Boardroom Definition

Brand Guidelines (often called a "Brand Book" or "Style Guide") are a comprehensive set of standards that define a company's visual and verbal identity. They provide strict instructions on the usage of logos, color palettes (Hex, CMYK, Pantone), typography, and imagery, as well as the application of the brand's specific "Tone of Voice" in written communication. Their primary commercial function is to enforce consistency, which is the prerequisite for building brand equity and customer trust.

The Real Scoop

Modern Brand Guidelines are Living Design Systems (often hosted in tools like Figma or Frontify).

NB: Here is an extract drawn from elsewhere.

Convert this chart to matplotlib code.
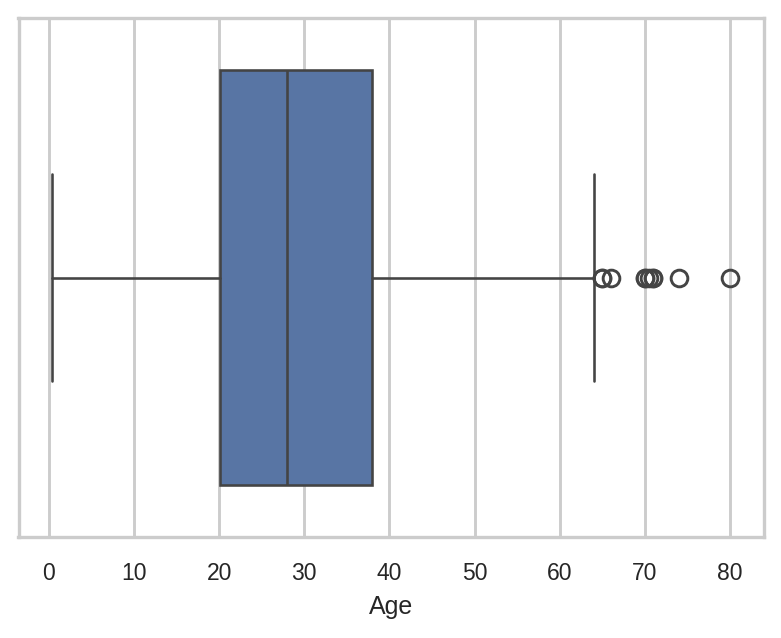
import matplotlib
matplotlib.use("Agg")
import matplotlib.pyplot as plt
import seaborn as sns

# box statistics (Titanic ages)
age_min = 0.42
age_q1 = 20.125
age_median = 28.0
age_q3 = 38.0
age_whisker_hi = 64.0
age_outliers = [65, 65, 66, 70, 70, 70.5, 71, 71, 74, 80]

sns.set_theme(style="whitegrid", context="notebook")
plt.rcParams['font.family'] = ['Liberation Sans', 'DejaVu Sans']

fig = plt.figure(figsize=(782/150, 638/150), dpi=150)
ax = fig.add_axes([18.5/782, 1 - 537/638, (764 - 18.5)/782, (537 - 18)/638])

stats = [dict(whislo=age_min, q1=age_q1, med=age_median, q3=age_q3,
              whishi=age_whisker_hi, fliers=age_outliers)]
line_c = "#444444"
ax.bxp(stats, positions=[0], widths=0.8, vert=False, patch_artist=True,
       boxprops=dict(facecolor="#5875a4", edgecolor=line_c, linewidth=1.25),
       medianprops=dict(color=line_c, linewidth=1.25),
       whiskerprops=dict(color=line_c, linewidth=1.25),
       capprops=dict(color=line_c, linewidth=1.25),
       flierprops=dict(marker='o', markerfacecolor='none', markeredgecolor=line_c,
                       markersize=8, markeredgewidth=1.4),
       capwidths=0.4)

ax.set_ylim(0.5, -0.5)
ax.set_yticks([])
ax.set_xlim(age_min - 0.05*(80 - age_min), 80 + 0.05*(80 - age_min))
ax.set_xticks(range(0, 81, 10))
ax.tick_params(axis='x', pad=6)
ax.set_xlabel("Age", labelpad=5)
ax.grid(axis='y', visible=False)
ax.grid(axis='x', visible=True, linewidth=1.4)
for sp in ax.spines.values():
    sp.set_linewidth(1.6)
ax.set_axisbelow(True)

fig.savefig("out.png", dpi=150)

The "Insider" reality is that if your guidelines are too rigid, they will be ignored by your agency partners. If they are too loose, your brand will look schizophrenic. The most critical, yet often missing, chapter in modern guidelines is "Motion & Interaction." In a video-first world, how does your logo animate? What is the "sound" of your push notification? A logo that only looks good on a static business card is useless in a TikTok feed.

Watch Outs

  • The "Logo Police" Trap: Over-policing minor infractions (e.g., "The logo is 1 pixel too far left") often stifles creative agility. Guidelines should provide "Safe Zones," not prison walls.
  • Dark Mode Failure: 80% of users browse in "Dark Mode" on mobile. If your guidelines do not explicitly provide a "Reverse/Dark Mode" logo variant, your standard black logo will disappear against a dark background.
  • Accessibility Blindness: Modern guidelines must enforce WCAG (Web Content Accessibility Guidelines) standards. If your brand colors have low contrast ratios, you are not just excluding visually impaired users; you are opening the brand up to ADA lawsuits.